# Rugby?



## drewdarlo (Nov 11, 2011)

I've recently moved to Cocentaina in Alicante province, and I'm looking for a rugby club to join. I know it's quite the minority sport over here, but I'm hopeful there is a club nearby. However, the nearest I could find was Villajoyosa rugby club in Benidorm.

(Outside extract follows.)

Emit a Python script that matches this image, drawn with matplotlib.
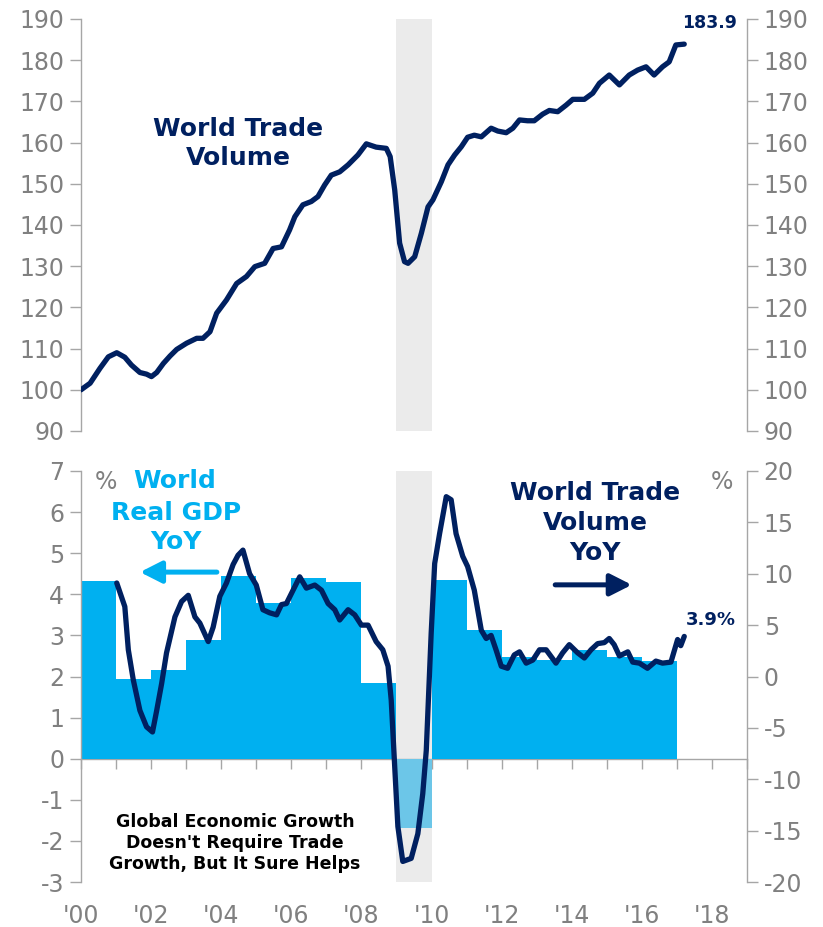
import matplotlib
matplotlib.use("Agg")
import matplotlib.pyplot as plt
import numpy as np

# ---------------- data ----------------
# World trade volume index (2000 = 100)
trade_x = [2000.00, 2000.26, 2000.54, 2000.78, 2001.02, 2001.25, 2001.44, 2001.68, 2001.87, 2002.01,
           2002.16, 2002.35, 2002.54, 2002.73, 2003.01, 2003.30, 2003.48, 2003.68, 2003.87, 2004.15,
           2004.44, 2004.72, 2004.96, 2005.24, 2005.48, 2005.72, 2005.95, 2006.10, 2006.33, 2006.57,
           2006.76, 2006.95, 2007.14, 2007.38, 2007.62, 2007.90, 2008.14, 2008.42, 2008.71, 2008.82,
           2008.95, 2009.09, 2009.23, 2009.33, 2009.52, 2009.71, 2009.90, 2010.04, 2010.28, 2010.47,
           2010.66, 2010.85, 2011.03, 2011.22, 2011.42, 2011.70, 2011.89, 2012.13, 2012.32, 2012.51,
           2012.74, 2012.93, 2013.17, 2013.36, 2013.60, 2013.84, 2014.03, 2014.36, 2014.60, 2014.79,
           2015.07, 2015.36, 2015.64, 2015.88, 2016.12, 2016.35, 2016.59, 2016.78, 2016.97, 2017.21]
trade_vol = [100.0, 101.6, 105.2, 108.0, 109.0, 107.9, 106.0, 104.2, 103.8, 103.2,
             104.2, 106.4, 108.2, 109.8, 111.3, 112.5, 112.5, 114.1, 118.6, 121.8,
             125.8, 127.5, 129.9, 130.7, 134.3, 134.7, 138.8, 142.0, 144.9, 145.7,
             146.9, 149.7, 152.1, 152.9, 154.6, 157.0, 159.7, 158.9, 158.6, 156.6,
             148.5, 135.6, 131.1, 130.7, 132.3, 138.0, 144.4, 146.1, 150.5, 154.6,
             157.0, 159.0, 161.3, 161.8, 161.4, 163.5, 162.8, 162.4, 163.5, 165.5,
             165.3, 165.3, 166.9, 167.8, 167.5, 169.1, 170.5, 170.5, 172.0, 174.4,
             176.4, 174.0, 176.4, 177.6, 178.4, 176.4, 178.4, 179.6, 183.7, 183.9]

# World trade volume YoY (%), right axis
yoy_x = [2001.02, 2001.25, 2001.35, 2001.49, 2001.68, 2001.87, 2002.04, 2002.16, 2002.30, 2002.44,
         2002.68, 2002.87, 2003.06, 2003.25, 2003.39, 2003.63, 2003.77, 2003.96, 2004.15, 2004.34,
         2004.48, 2004.62, 2004.81, 2005.00, 2005.19, 2005.38, 2005.58, 2005.72, 2005.86, 2006.05,
         2006.24, 2006.43, 2006.67, 2006.86, 2007.05, 2007.24, 2007.38, 2007.62, 2007.81, 2008.00,
         2008.19, 2008.42, 2008.61, 2008.76, 2008.85, 2008.95, 2009.04, 2009.18, 2009.42, 2009.61,
         2009.75, 2009.85, 2009.99, 2010.09, 2010.23, 2010.42, 2010.56, 2010.70, 2010.89, 2011.03,
         2011.22, 2011.42, 2011.56, 2011.70, 2011.84, 2011.99, 2012.17, 2012.36, 2012.51, 2012.70,
         2012.89, 2013.08, 2013.27, 2013.55, 2013.74, 2013.93, 2014.17, 2014.36, 2014.55, 2014.74,
         2014.93, 2015.07, 2015.21, 2015.36, 2015.60, 2015.74, 2015.93, 2016.16, 2016.40, 2016.59,
         2016.83, 2017.02, 2017.11, 2017.21]
yoy_val = [9.1, 6.8, 2.6, -0.3, -3.3, -4.9, -5.4, -3.3, -0.7, 2.3,
           5.8, 7.3, 7.9, 5.8, 5.2, 3.4, 4.8, 7.8, 9.1, 10.9,
           11.8, 12.3, 10.0, 8.9, 6.5, 6.2, 6.0, 7.0, 7.1, 8.4,
           9.7, 8.6, 8.9, 8.4, 7.1, 6.5, 5.5, 6.5, 6.0, 5.0,
           5.0, 3.4, 2.6, 1.0, -2.3, -8.8, -14.6, -18.0, -17.7, -15.3,
           -11.4, -7.2, 4.2, 11.0, 13.9, 17.5, 17.2, 13.9, 11.7, 10.7,
           8.4, 4.5, 3.7, 4.0, 2.6, 1.0, 0.8, 2.1, 2.4, 1.3,
           1.6, 2.6, 2.6, 1.3, 2.3, 3.1, 2.3, 1.8, 2.6, 3.2,
           3.3, 3.7, 3.1, 2.0, 2.4, 1.4, 1.3, 0.8, 1.5, 1.3,
           1.4, 3.6, 3.0, 3.9]

# World real GDP YoY (%), annual, left axis
gdp_years = [2000, 2001, 2002, 2003, 2004, 2005, 2006, 2007, 2008, 2009,
             2010, 2011, 2012, 2013, 2014, 2015, 2016]
gdp_yoy = [4.33, 1.95, 2.17, 2.88, 4.45, 3.80, 4.39, 4.29, 1.84, -1.69,
           4.35, 3.13, 2.48, 2.40, 2.64, 2.47, 2.37]

recession = (2009, 2010)

year_ticks = list(range(2000, 2019, 2))
year_labels = ["'%02d" % (y % 100) for y in year_ticks]
top_ticks = list(range(90, 191, 10))
gdp_ticks = list(range(-3, 8))
yoy_ticks = list(range(-20, 21, 5))

# ---------------- style ----------------
NAVY = "#002060"
CYAN = "#00B0F0"
CYAN_NEG = "#6CC6E8"
GREY_BAND = "#EBEBEB"
TICK_GREY = "#808080"
SPINE_GREY = "#A6A6A6"
FS_TICK = 17

plt.rcParams["font.family"] = ["DejaVu Sans"]
plt.rcParams["axes.unicode_minus"] = False

fig = plt.figure(figsize=(8.23, 9.27), dpi=100)
L, W = 81 / 823, 666 / 823
ax_top = fig.add_axes([L, 1 - 431 / 927, W, 412 / 927])
ax_bot = fig.add_axes([L, 1 - 882 / 927, W, 411 / 927])

XMIN, XMAX = 2000, 2019


def style_y(ax):
    for s in ("top", "bottom"):
        ax.spines[s].set_visible(False)
    for s in ("left", "right"):
        ax.spines[s].set_color(SPINE_GREY)
        ax.spines[s].set_linewidth(1.0)
    ax.tick_params(axis="y", direction="out", length=8, width=1.0, color=SPINE_GREY,
                   labelsize=FS_TICK, labelcolor=TICK_GREY, pad=4)


# ---------------- top panel ----------------
ax_top.axvspan(*recession, color=GREY_BAND, zorder=0, lw=0)
ax_top.plot(trade_x, trade_vol, color=NAVY, lw=3.8, solid_capstyle="round",
            solid_joinstyle="round", zorder=3)
ax_top.set_xlim(XMIN, XMAX)
ax_top.set_ylim(90, 190)
ax_top.set_yticks(top_ticks)
style_y(ax_top)
ax_top.tick_params(axis="y", left=True, right=True, labelleft=True, labelright=True)
ax_top.tick_params(axis="x", bottom=False, labelbottom=False)
ax_top.text(0.236, 0.698, "World Trade\nVolume", transform=ax_top.transAxes, ha="center",
            va="center", color=NAVY, fontsize=18, fontweight="bold", linespacing=1.3)
ax_top.text(0.944, 0.990, "%.1f" % trade_vol[-1], transform=ax_top.transAxes, ha="center",
            va="center", color=NAVY, fontsize=12.5, fontweight="bold")

# ---------------- bottom panel ----------------
ax_bot.axvspan(*recession, color=GREY_BAND, zorder=0, lw=0)
bar_colors = [CYAN if v >= 0 else CYAN_NEG for v in gdp_yoy]
ax_bot.bar(gdp_years, gdp_yoy, width=1.0, align="edge", color=bar_colors, lw=0, zorder=1)
ax_bot.set_xlim(XMIN, XMAX)
ax_bot.set_ylim(-3, 7)
ax_bot.set_yticks(gdp_ticks)
style_y(ax_bot)
ax_bot.spines["right"].set_visible(False)
ax_bot.set_xticks(year_ticks)
ax_bot.set_xticklabels(year_labels)
ax_bot.tick_params(axis="x", length=0, labelsize=FS_TICK, labelcolor=TICK_GREY, pad=16)

# zero line with yearly ticks
zero_frac = (0 - (-3)) / (7 - (-3))
sec = ax_bot.secondary_xaxis(zero_frac)
sec.set_xticks(list(range(2000, 2020)))
sec.tick_params(axis="x", direction="out", length=7, width=1.0, color=SPINE_GREY,
                labelbottom=False, labeltop=False)
for s in sec.spines.values():
    s.set_color(SPINE_GREY)
    s.set_linewidth(1.0)

ax_r = ax_bot.twinx()
ax_r.plot(yoy_x, yoy_val, color=NAVY, lw=3.8, solid_capstyle="round",
          solid_joinstyle="round", zorder=3)
ax_r.set_ylim(-20, 20)
ax_r.set_yticks(yoy_ticks)
style_y(ax_r)
ax_r.spines["left"].set_visible(False)
ax_r.set_xlim(XMIN, XMAX)

ax_bot.text(0.0375, 0.973, "%", transform=ax_bot.transAxes, ha="center", va="center",
            color=TICK_GREY, fontsize=17)
ax_bot.text(0.962, 0.973, "%", transform=ax_bot.transAxes, ha="center", va="center",
            color=TICK_GREY, fontsize=17)
ax_bot.text(0.141, 0.976, "World", transform=ax_bot.transAxes, ha="center",
            va="center", color=CYAN, fontsize=18, fontweight="bold")
ax_bot.text(0.143, 0.8625, "Real GDP\nYoY", transform=ax_bot.transAxes, ha="center",
            va="center", color=CYAN, fontsize=18, fontweight="bold", linespacing=1.3)
ax_bot.text(0.772, 0.873, "World Trade\nVolume\nYoY", transform=ax_bot.transAxes, ha="center",
            va="center", color=NAVY, fontsize=18, fontweight="bold", linespacing=1.3)
ax_bot.text(0.946, 0.637, "%.1f%%" % yoy_val[-1], transform=ax_bot.transAxes, ha="center",
            va="center", color=NAVY, fontsize=13, fontweight="bold")
ax_bot.text(0.231, 0.095, "Global Economic Growth\nDoesn't Require Trade\nGrowth, But It Sure Helps",
            transform=ax_bot.transAxes, ha="center", va="center", color="black",
            fontsize=12.5, fontweight="bold", linespacing=1.2)

# arrows
ax_bot.annotate("", xy=(0.0886, 0.754), xytext=(0.204, 0.754), xycoords="axes fraction",
                textcoords="axes fraction",
                arrowprops=dict(arrowstyle="-|>,head_length=0.65,head_width=0.33",
                                mutation_scale=20, lw=3.6, color=CYAN,
                                shrinkA=0, shrinkB=0))
ax_r.annotate("", xy=(0.827, 0.723), xytext=(0.712, 0.723), xycoords="axes fraction",
              textcoords="axes fraction",
              arrowprops=dict(arrowstyle="-|>,head_length=0.65,head_width=0.33",
                              mutation_scale=20, lw=3.6, color=NAVY,
                              shrinkA=0, shrinkB=0))

fig.savefig("out.png", dpi=100)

Can anybody with knowledge of the area help me here? Is this the nearest club to me?

Cheers


----------



## chica de cocentaina (Jul 25, 2011)

Hi Drew
I've lived just outside Cocentaina (in the campo) for nearly 4 years...sorry, but as far as I am aware there aren't any rugby clubs nearby...as you say, it's a minority sport, sadly.


----------



## uffington15 (May 4, 2009)

Hopefully rugby will get more popular, they held an International 7's tournament in Elche a few weeks ago. England, Wales, Scotland & France all had teams. Good day enjoyed by 4000 plus spectators.


----------



## mazlester (Oct 30, 2010)

drewdarlo said:


> I've recently moved to Cocentaina in Alicante province, and I'm looking for a rugby club to join. I know it's quite the minority sport over here, but I'm hopeful there is a club nearby. However, the nearest I could find was Villajoyosa rugby club in Benidorm.
> 
> Can anybody with knowledge of the area help me here? Is this the nearest club to me?
> 
> Cheers


My son plays for Torrevieja and his team travel to play Alicante University and Villajoyosa. I've looked at the seniors fixtures and they play teams from Novelda, Elche. You're best bet is the look at fixtures of teams like Denia and Elche to see if there are any teams around your area. There a a couple of leagues around here but I'm not certain which teams play in the North/South leagues.

good luck!


Maria


----------



## xabiaxica (Jun 23, 2009)

We have a rugby club in Jávea - not sure if that's too far?


----------